Ansprüche verjähren maximal in 30 Jahren

123recht.de: Gibt es Verjährungsfristen, die bezüglich des Pflichtteils beachtet werden müssen?

Rechtsanwältin Holzapfel: Der Pflichtteilsanspruch unterliegt der regelmäßigen Verjährungsfrist von drei Jahren (§ 195 BGB). Dasselbe gilt auch für die Ergänzungsansprüche. Die Verjährung tritt jeweils zum Schluss des Kalenderjahres ein. Allerdings kann sich diese Frist auf bis zu maximal 30 Jahren verlängern, wenn der Pflichtteilsberechtigte keine Kenntnis von der Entstehung seines Anspruchs hatte. Auch eine Verlängerung der Verjährungsfrist durch eine Vereinbarung zwischen dem Erben und dem Pflichtteilsberechtigten ist möglich.
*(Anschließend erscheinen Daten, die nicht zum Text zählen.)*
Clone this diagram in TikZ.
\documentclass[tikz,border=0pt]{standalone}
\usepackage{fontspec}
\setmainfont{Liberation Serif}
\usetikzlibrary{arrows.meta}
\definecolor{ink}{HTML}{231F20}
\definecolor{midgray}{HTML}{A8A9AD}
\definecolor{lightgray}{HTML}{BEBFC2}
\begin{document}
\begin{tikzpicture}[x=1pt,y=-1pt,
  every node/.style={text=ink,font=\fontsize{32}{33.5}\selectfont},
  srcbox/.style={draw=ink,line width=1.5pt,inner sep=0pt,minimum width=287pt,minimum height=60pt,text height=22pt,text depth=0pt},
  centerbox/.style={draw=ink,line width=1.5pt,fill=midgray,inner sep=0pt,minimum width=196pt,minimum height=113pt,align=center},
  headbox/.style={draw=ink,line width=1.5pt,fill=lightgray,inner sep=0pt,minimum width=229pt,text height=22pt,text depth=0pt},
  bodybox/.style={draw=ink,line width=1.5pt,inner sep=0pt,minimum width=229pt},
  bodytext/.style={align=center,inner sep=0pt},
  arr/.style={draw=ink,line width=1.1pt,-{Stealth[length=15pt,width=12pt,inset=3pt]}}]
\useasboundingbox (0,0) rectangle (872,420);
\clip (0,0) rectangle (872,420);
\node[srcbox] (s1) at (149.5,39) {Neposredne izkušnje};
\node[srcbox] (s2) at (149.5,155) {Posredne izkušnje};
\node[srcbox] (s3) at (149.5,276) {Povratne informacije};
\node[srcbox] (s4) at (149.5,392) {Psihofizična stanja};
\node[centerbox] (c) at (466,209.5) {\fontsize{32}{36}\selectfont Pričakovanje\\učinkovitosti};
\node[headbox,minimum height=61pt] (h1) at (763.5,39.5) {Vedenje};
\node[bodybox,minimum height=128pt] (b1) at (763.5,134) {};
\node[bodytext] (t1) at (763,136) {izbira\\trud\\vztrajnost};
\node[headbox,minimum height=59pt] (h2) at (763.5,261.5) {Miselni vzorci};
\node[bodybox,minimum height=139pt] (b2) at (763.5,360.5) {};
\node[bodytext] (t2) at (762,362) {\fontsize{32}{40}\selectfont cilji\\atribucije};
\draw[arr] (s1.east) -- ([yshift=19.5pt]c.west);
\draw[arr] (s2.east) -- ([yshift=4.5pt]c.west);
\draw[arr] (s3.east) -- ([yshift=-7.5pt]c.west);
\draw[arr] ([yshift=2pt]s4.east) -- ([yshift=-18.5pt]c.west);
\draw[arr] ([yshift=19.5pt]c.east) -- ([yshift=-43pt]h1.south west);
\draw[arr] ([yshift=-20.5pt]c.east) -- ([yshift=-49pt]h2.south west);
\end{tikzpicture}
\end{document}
123recht.de: Vielen Dank für die wertvollen Informationen.

Leserkommentare
von ATH am 26.02.2021 13:30:30# 1
Sehr geehrte Frau Holzapfel,
ich hätte eine allg. Nachfrage zu Ihrem oben sehr interssanten Artikel.

Annahme: Der Erblasser hat keine Kinder, folglich auch keine Enkel etc.. Die Eltern sind bereits beide verstorben. Einziger noch lebender Verwandter ist eine ältere Schwester, die wiederum verheiratet ist und auch Kinder hat, die wiederum Kinder haben. Der Erblasser ist zudem verheiratet. Frage: Hat die Schwester, oder einer ihrer Nachkommen, des Erblassers Ansprüche aus dem Pflichtteil? Wenn nein, heißt das, dass der Ehepartner "Alleinerbe" wird (sofern keine anderslautende Erbverfügung vorliegt)?

Diese Frage hatten wir neulich in einer Art "freien Gesprächsrunde" aus dem Umfeld eines Bekannten zur Diskussion. Leider waren die Auffassungen der Beteiligten nicht eindeutig. Eine Antwort aus fachkundigem Munde würde mich daher nun schon interessieren ;-) ... vielen Dank!